* WHAT YOU WILL DO *
Leave out all pictures and give back precisely the lines from the line with "Output the Python" to the line with "fig = go.Figure()", including those two lines.

#### DATASET EXCERPTS ####

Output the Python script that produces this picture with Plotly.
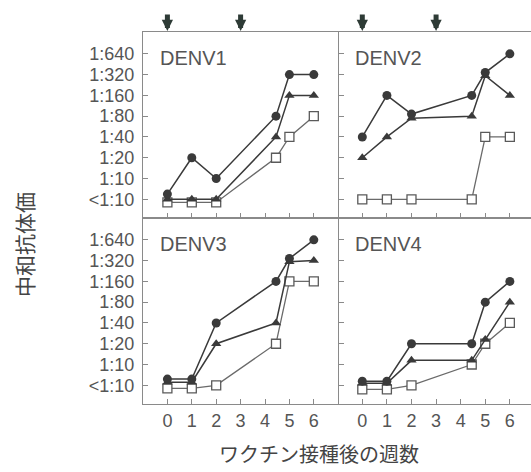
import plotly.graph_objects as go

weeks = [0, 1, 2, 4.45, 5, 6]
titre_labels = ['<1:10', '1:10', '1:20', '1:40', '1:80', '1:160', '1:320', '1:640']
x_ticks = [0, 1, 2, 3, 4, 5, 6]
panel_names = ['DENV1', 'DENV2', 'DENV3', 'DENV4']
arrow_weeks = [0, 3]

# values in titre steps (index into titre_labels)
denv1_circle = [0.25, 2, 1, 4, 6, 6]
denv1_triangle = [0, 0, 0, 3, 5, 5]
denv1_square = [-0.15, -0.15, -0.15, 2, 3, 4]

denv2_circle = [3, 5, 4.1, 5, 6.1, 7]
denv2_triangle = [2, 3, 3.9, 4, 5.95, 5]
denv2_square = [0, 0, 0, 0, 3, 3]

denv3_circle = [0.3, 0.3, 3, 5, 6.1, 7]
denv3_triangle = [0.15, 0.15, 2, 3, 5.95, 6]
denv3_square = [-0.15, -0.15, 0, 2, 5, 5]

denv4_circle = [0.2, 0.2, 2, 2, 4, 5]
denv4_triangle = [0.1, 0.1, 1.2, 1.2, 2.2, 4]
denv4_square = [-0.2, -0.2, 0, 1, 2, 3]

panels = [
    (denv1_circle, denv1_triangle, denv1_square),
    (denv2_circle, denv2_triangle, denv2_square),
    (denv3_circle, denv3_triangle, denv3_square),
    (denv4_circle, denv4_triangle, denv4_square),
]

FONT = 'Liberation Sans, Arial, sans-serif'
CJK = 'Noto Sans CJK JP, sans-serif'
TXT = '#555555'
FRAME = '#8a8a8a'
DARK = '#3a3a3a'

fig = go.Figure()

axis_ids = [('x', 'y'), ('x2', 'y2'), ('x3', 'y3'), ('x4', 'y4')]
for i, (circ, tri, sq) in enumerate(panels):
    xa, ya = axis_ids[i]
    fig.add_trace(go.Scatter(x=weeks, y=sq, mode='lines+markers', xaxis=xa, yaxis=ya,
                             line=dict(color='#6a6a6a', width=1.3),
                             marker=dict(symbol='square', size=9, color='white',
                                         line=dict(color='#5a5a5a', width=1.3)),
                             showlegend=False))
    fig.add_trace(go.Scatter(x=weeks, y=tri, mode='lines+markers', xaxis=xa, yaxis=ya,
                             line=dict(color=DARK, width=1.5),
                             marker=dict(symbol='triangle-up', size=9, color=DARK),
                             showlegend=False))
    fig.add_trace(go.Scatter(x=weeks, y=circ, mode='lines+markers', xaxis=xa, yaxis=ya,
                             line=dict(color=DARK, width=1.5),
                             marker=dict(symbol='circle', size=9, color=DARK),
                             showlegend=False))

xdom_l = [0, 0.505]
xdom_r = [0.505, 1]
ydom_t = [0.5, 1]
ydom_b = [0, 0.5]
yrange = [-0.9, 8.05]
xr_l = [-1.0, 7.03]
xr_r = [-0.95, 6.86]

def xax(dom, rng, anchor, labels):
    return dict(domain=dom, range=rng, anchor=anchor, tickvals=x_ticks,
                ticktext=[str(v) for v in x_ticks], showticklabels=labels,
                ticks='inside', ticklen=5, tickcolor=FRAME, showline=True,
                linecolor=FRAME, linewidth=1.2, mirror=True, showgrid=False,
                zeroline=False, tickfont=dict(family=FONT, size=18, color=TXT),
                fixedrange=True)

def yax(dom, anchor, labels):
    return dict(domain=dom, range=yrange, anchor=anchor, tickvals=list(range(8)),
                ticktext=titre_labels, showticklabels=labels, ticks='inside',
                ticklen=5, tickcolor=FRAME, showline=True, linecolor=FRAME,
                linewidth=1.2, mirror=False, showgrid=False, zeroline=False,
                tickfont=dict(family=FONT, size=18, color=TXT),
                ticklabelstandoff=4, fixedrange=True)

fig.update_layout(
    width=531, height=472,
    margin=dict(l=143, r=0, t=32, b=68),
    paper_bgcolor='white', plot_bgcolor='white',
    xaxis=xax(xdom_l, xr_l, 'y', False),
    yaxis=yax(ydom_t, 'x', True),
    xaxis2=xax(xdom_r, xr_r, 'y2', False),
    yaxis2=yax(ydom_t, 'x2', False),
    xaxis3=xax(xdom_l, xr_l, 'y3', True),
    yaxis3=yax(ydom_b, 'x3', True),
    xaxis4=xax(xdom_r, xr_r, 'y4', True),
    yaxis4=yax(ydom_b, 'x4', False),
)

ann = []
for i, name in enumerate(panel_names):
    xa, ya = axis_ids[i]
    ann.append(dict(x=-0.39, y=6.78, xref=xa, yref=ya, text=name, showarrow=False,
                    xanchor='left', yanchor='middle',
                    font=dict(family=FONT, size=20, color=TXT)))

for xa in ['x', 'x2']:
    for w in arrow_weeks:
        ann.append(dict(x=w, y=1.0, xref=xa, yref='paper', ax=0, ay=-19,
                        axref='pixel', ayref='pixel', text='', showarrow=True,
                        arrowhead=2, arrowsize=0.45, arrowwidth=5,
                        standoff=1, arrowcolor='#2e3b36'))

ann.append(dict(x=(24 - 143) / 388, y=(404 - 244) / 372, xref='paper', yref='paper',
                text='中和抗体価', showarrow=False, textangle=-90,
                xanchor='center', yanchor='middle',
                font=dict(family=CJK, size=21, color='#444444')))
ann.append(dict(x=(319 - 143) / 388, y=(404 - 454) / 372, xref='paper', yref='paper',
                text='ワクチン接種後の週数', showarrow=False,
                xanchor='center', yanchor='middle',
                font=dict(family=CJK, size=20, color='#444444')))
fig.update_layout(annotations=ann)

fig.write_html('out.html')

####
#### DATASET EXCERPTS ####

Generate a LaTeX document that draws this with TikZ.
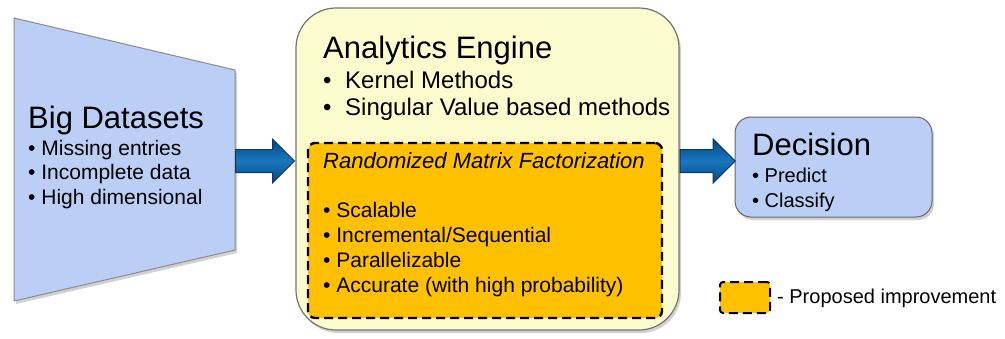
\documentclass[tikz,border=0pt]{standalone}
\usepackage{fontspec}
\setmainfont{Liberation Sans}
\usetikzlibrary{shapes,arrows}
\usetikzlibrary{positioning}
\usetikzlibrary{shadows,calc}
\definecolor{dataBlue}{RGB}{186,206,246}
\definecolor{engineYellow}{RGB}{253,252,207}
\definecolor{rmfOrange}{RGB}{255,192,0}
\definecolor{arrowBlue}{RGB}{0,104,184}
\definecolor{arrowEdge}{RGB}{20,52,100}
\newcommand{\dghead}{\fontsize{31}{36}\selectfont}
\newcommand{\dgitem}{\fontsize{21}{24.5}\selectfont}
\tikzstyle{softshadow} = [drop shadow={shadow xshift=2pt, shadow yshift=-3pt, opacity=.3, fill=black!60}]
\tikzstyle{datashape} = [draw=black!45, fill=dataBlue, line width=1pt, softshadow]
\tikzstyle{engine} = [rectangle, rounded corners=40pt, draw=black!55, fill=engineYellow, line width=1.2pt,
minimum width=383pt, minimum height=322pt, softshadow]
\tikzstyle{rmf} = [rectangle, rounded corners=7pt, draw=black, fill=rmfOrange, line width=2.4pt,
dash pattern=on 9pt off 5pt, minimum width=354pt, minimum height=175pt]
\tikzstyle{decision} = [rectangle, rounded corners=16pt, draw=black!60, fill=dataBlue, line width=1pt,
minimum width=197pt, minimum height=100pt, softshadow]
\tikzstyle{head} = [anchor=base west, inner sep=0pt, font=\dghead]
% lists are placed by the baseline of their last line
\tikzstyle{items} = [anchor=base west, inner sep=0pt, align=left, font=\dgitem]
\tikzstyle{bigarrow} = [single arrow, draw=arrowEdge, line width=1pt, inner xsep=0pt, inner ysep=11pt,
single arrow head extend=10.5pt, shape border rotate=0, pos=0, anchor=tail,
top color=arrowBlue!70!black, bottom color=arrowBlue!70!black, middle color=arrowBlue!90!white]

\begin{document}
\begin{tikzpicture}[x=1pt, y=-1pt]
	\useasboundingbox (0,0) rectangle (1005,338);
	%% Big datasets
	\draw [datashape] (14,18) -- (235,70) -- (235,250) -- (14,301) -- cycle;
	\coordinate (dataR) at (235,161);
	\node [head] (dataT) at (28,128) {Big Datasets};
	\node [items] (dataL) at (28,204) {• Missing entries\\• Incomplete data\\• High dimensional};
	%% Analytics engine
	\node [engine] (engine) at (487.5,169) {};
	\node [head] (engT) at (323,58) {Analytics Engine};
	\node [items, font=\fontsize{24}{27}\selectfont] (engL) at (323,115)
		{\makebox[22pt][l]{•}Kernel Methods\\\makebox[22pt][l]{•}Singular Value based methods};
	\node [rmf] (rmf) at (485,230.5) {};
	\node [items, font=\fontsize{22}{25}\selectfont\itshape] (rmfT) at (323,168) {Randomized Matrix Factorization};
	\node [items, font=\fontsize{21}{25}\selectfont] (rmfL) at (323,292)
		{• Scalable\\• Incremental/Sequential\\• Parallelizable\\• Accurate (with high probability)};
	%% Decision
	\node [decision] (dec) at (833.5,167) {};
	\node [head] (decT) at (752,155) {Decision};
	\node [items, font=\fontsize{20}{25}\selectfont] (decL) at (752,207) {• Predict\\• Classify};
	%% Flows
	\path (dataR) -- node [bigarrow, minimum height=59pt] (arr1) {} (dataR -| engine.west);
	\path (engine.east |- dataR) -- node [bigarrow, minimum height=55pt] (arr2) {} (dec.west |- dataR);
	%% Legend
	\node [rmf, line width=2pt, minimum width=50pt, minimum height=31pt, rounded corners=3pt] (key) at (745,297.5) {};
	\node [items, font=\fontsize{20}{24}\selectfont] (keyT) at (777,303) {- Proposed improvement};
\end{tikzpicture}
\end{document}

####
#### DATASET EXCERPTS ####

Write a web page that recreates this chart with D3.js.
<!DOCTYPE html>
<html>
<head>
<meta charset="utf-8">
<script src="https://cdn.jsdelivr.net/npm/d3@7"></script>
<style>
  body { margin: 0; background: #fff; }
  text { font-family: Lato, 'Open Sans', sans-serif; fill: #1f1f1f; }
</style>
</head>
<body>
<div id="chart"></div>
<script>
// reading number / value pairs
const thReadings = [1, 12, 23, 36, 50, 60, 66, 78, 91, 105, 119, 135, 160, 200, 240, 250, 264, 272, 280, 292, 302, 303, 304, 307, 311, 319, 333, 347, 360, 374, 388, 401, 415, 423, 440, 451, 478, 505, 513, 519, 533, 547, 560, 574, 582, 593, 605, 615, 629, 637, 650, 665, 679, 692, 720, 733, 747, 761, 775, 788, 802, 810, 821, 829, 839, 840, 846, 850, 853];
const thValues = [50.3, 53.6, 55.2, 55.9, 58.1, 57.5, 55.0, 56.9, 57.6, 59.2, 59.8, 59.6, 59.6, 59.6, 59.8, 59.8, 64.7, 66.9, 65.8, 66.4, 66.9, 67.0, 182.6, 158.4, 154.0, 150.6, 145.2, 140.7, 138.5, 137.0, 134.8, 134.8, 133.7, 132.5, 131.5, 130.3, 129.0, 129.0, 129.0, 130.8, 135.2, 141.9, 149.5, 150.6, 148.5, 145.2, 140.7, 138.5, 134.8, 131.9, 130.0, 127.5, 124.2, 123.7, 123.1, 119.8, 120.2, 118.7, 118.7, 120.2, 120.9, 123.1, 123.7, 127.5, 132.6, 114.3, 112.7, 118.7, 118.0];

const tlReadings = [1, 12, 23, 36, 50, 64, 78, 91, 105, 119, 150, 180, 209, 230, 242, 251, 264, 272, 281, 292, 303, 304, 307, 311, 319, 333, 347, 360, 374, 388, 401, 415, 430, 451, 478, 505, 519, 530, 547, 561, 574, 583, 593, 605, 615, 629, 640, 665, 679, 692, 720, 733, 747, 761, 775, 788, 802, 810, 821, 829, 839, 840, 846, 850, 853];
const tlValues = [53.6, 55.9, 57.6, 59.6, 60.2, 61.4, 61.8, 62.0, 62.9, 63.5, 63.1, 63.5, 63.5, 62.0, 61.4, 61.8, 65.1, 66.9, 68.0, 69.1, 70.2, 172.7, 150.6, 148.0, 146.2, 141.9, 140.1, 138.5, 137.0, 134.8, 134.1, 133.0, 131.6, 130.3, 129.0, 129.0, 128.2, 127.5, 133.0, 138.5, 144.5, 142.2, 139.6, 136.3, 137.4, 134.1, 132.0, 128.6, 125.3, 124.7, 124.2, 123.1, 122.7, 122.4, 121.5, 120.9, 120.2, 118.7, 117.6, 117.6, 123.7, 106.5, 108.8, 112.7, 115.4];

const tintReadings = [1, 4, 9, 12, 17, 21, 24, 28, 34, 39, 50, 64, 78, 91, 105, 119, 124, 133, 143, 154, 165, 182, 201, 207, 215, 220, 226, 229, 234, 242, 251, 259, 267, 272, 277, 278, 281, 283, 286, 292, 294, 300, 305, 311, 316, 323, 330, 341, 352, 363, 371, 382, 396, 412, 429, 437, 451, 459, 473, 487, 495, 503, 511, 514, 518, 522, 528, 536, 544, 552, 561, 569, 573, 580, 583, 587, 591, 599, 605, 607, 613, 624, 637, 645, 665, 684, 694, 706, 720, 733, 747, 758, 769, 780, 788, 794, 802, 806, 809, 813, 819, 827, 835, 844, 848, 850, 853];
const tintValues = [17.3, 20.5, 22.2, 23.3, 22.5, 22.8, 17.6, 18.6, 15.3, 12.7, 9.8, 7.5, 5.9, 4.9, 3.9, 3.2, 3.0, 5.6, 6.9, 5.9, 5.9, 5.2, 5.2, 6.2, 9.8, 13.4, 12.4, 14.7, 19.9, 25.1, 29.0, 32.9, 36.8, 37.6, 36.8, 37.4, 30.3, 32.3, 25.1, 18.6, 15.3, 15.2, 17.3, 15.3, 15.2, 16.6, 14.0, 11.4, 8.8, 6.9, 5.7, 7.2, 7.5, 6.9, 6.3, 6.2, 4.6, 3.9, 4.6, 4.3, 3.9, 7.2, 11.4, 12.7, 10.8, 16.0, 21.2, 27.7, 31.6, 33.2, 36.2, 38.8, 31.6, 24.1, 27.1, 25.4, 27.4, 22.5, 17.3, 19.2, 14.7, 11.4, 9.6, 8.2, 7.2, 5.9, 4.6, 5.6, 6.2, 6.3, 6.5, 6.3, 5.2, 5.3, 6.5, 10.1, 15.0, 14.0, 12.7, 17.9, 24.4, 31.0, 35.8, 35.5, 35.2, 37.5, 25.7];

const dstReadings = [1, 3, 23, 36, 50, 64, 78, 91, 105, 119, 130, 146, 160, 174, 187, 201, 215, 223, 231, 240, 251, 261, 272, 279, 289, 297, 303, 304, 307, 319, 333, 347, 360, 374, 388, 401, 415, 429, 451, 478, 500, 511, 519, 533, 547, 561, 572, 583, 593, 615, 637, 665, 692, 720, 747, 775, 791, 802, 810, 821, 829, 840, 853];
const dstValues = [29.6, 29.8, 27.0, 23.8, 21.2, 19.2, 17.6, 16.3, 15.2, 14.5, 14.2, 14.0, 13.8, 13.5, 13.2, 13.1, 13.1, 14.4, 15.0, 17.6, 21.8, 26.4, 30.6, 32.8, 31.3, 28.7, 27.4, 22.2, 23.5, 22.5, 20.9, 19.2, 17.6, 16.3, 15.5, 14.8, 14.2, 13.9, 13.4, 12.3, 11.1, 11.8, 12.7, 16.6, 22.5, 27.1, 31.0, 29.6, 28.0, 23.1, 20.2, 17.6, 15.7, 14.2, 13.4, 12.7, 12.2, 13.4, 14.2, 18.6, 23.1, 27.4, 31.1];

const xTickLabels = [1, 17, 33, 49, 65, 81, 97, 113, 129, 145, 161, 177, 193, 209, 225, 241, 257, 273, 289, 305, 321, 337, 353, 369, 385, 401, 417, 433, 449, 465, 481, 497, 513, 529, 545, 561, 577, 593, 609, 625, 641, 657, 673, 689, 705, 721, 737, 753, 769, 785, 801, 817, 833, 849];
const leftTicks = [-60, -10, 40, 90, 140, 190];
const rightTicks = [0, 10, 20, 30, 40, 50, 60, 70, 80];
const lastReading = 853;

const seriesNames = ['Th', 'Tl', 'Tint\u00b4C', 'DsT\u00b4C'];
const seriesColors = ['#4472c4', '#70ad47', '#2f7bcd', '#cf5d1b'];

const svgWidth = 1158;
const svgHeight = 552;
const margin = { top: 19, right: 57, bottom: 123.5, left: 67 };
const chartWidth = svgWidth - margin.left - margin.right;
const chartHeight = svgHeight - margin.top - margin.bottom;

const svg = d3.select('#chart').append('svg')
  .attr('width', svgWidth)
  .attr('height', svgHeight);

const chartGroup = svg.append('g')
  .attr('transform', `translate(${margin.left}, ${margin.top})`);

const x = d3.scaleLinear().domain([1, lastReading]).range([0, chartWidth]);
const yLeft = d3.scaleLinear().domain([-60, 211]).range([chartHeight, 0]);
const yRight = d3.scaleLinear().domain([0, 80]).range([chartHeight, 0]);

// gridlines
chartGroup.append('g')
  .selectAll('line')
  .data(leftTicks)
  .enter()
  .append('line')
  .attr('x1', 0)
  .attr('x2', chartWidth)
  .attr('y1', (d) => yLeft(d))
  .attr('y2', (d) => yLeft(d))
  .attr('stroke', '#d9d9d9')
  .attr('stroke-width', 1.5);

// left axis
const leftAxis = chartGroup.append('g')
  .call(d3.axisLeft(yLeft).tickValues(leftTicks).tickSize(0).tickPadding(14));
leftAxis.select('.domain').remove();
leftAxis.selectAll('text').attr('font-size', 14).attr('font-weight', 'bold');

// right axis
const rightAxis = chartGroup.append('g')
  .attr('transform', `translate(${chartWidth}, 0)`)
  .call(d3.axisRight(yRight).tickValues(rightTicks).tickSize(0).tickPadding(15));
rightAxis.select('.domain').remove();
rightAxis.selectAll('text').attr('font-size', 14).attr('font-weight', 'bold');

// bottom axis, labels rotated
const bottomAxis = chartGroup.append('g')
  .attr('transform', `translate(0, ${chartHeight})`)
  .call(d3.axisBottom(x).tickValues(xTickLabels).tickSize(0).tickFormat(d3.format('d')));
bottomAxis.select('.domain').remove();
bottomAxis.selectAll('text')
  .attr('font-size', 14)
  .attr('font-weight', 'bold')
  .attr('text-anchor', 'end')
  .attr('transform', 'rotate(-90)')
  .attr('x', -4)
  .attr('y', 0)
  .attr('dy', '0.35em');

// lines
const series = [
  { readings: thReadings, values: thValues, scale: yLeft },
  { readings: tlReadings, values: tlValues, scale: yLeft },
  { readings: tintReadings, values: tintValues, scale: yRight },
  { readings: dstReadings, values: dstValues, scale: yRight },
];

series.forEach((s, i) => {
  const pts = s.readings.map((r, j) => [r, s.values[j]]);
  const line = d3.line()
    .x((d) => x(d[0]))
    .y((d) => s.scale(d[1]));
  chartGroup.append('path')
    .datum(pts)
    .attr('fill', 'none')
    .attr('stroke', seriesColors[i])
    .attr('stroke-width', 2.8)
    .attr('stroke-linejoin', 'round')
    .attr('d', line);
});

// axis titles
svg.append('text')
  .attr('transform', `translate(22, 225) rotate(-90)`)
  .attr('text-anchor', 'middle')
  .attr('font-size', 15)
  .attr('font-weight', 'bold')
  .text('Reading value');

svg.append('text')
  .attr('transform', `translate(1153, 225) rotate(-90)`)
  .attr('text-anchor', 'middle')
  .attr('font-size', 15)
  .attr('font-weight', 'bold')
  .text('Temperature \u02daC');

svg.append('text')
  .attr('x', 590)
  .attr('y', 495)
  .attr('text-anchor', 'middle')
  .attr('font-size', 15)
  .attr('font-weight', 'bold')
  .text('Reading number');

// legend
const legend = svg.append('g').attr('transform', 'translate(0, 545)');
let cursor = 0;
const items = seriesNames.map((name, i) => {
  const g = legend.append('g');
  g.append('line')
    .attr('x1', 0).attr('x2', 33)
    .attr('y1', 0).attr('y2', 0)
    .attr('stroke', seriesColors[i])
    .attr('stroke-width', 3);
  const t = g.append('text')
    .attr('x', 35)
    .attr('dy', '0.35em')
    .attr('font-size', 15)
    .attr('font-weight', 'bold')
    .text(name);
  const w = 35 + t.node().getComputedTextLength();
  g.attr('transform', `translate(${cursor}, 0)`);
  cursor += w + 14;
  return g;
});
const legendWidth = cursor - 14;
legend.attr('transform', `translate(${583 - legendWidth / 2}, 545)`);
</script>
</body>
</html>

####

* ANSWER TO THIS EXERCISE *
Output the Python script that produces this picture with Plotly.
import plotly.graph_objects as go

weeks = [0, 1, 2, 4.45, 5, 6]
titre_labels = ['<1:10', '1:10', '1:20', '1:40', '1:80', '1:160', '1:320', '1:640']
x_ticks = [0, 1, 2, 3, 4, 5, 6]
panel_names = ['DENV1', 'DENV2', 'DENV3', 'DENV4']
arrow_weeks = [0, 3]

# values in titre steps (index into titre_labels)
denv1_circle = [0.25, 2, 1, 4, 6, 6]
denv1_triangle = [0, 0, 0, 3, 5, 5]
denv1_square = [-0.15, -0.15, -0.15, 2, 3, 4]

denv2_circle = [3, 5, 4.1, 5, 6.1, 7]
denv2_triangle = [2, 3, 3.9, 4, 5.95, 5]
denv2_square = [0, 0, 0, 0, 3, 3]

denv3_circle = [0.3, 0.3, 3, 5, 6.1, 7]
denv3_triangle = [0.15, 0.15, 2, 3, 5.95, 6]
denv3_square = [-0.15, -0.15, 0, 2, 5, 5]

denv4_circle = [0.2, 0.2, 2, 2, 4, 5]
denv4_triangle = [0.1, 0.1, 1.2, 1.2, 2.2, 4]
denv4_square = [-0.2, -0.2, 0, 1, 2, 3]

panels = [
    (denv1_circle, denv1_triangle, denv1_square),
    (denv2_circle, denv2_triangle, denv2_square),
    (denv3_circle, denv3_triangle, denv3_square),
    (denv4_circle, denv4_triangle, denv4_square),
]

FONT = 'Liberation Sans, Arial, sans-serif'
CJK = 'Noto Sans CJK JP, sans-serif'
TXT = '#555555'
FRAME = '#8a8a8a'
DARK = '#3a3a3a'

fig = go.Figure()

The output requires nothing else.